Longmont City Council
On Tuesday, June 17:
- After multiple residents took to the podium asking council to table an ordinance that would criminalize sitting and lying down on public property along roadways throughout the city — a legislative approach criticized for unfairly targeting the unhoused population — council responded by moving the vote back to August.
Alice Sueltenfuss, executive director of one of the city’s largest homelessness service providers, HOPE Longmont, said the organization was never approached to weigh in on the legislation. “That’s a huge problem for me,” she said during the public hearing.
“There’s a lot of nonprofits here tonight that would be amazing problem solvers for this issue if they had only been asked about it.”
The ordinance would make it illegal to sit or lie down from 10 a.m. to 7 p.m. daily and 10 p.m. to 3 a.m. Fridays and Saturdays in the city’s commercial districts, including 17th Avenue, 21st Avenue, Hover, Main Street, Downtown, Southwest and Ute Highway.
According to Public Safety Chief Zach Ardis, the law comes in response to concerns raised by the business community. Ardis confirmed that neither HOPE nor OUR Center were consulted because “this ordinance applies to everyone within this city, not just the unhoused.”
Sueltenfuss told Boulder Weekly in an email she did not hear about the ordinance until June 3, a full day after council gave a preliminary vote on the law.
“I tried to learn more in an outreach meeting that I made a point to go to,” she said, but the only mention of the ordinance was that it pertained to business districts. “Tonight I learned the point of the ordinance but, come on, it is about homeless individuals.”
In the end, council voted to table the ordinance until its second regular session in August to discuss alternatives with the various service providers throughout the city.
- Voted to refer yet another attempt to add a plot of land along Quail Road to the city for potential development.
After a discussion that spanned nearly two entire council meetings earlier this year regarding a plan to annex roughly 18 acres of unincorporated Boulder County land to make way for more than 300 rental units, developers unexpectedly withdrew the application during council’s Feb. 4 meeting. While council had yet to vote on annexation, several members voiced concerns over the lack of affordable, for-sale homes.
This time, the developers have returned with a new application — with a formal commitment to designate at least 15% of the 310 units as for-sale, deed-restricted affordable housing in partnership with Habitat for Humanity.

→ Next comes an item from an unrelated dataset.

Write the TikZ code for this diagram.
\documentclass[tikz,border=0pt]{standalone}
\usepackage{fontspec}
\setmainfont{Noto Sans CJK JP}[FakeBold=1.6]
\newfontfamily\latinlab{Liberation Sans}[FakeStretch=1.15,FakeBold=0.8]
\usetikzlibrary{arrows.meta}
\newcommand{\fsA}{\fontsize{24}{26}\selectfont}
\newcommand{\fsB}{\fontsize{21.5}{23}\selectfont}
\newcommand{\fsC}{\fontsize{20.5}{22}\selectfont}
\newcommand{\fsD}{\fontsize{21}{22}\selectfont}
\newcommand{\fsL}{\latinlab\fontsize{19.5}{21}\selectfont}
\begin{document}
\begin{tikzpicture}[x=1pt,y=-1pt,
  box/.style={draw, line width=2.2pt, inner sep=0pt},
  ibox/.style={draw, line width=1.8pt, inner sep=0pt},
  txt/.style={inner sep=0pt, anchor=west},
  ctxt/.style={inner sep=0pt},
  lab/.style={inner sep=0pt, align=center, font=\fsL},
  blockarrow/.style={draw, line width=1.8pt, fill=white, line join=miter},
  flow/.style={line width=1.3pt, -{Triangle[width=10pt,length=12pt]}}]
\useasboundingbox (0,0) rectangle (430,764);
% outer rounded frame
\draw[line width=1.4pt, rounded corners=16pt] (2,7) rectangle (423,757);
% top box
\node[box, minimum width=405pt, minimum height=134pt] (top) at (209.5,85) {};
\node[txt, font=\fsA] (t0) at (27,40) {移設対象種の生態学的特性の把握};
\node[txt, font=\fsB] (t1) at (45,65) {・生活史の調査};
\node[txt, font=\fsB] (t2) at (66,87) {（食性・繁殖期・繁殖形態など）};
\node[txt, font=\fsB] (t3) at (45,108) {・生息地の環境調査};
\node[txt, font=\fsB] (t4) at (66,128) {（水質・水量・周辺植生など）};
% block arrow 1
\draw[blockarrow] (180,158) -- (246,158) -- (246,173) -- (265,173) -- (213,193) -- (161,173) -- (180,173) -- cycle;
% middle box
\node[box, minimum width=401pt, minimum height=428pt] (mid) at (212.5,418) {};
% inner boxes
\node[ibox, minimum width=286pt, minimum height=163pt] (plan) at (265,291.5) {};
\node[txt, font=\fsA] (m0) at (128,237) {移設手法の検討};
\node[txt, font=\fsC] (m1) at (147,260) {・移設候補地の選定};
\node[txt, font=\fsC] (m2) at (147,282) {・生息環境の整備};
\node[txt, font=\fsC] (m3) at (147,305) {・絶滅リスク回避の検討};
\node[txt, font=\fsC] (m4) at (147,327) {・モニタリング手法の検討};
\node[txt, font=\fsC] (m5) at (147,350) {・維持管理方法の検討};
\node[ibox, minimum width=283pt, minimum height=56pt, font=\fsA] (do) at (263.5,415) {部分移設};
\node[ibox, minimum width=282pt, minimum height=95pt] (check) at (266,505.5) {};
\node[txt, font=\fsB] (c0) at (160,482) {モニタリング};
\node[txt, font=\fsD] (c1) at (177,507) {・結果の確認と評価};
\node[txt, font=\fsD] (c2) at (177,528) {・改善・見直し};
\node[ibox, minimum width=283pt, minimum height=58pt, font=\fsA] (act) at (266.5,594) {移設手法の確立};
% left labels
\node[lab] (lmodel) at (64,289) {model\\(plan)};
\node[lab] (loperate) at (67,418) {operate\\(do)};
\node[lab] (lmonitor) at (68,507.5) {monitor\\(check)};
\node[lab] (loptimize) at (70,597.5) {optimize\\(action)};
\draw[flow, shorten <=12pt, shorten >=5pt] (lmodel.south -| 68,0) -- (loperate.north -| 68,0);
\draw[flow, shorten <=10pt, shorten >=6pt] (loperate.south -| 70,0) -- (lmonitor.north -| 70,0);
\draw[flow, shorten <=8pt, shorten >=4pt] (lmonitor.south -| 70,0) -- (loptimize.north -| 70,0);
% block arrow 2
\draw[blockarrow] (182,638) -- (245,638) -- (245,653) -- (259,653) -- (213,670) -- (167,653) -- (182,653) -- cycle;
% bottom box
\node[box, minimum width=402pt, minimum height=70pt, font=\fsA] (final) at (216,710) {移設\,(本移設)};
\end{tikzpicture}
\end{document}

Council was still split on the decision, voting 4-3 in favor of referring the request into the annexation referral process. Members again voiced concerns about the development plan focusing on apartments.
“If we know without a shadow of a doubt that we will only have 47 for-sale homes,” Longmont city council member Shiquita Yarborough said, “and there's no possibility of any more for-sale homes on that property, then why are we referring it?”
The city estimates the application process — generally mired by multiple rounds of input from city utility and service providers, public comment periods and Planning and Zoning Commission review — could take anywhere between 6-9 months. At the end of the process, the annexation application will return to council to be voted on again.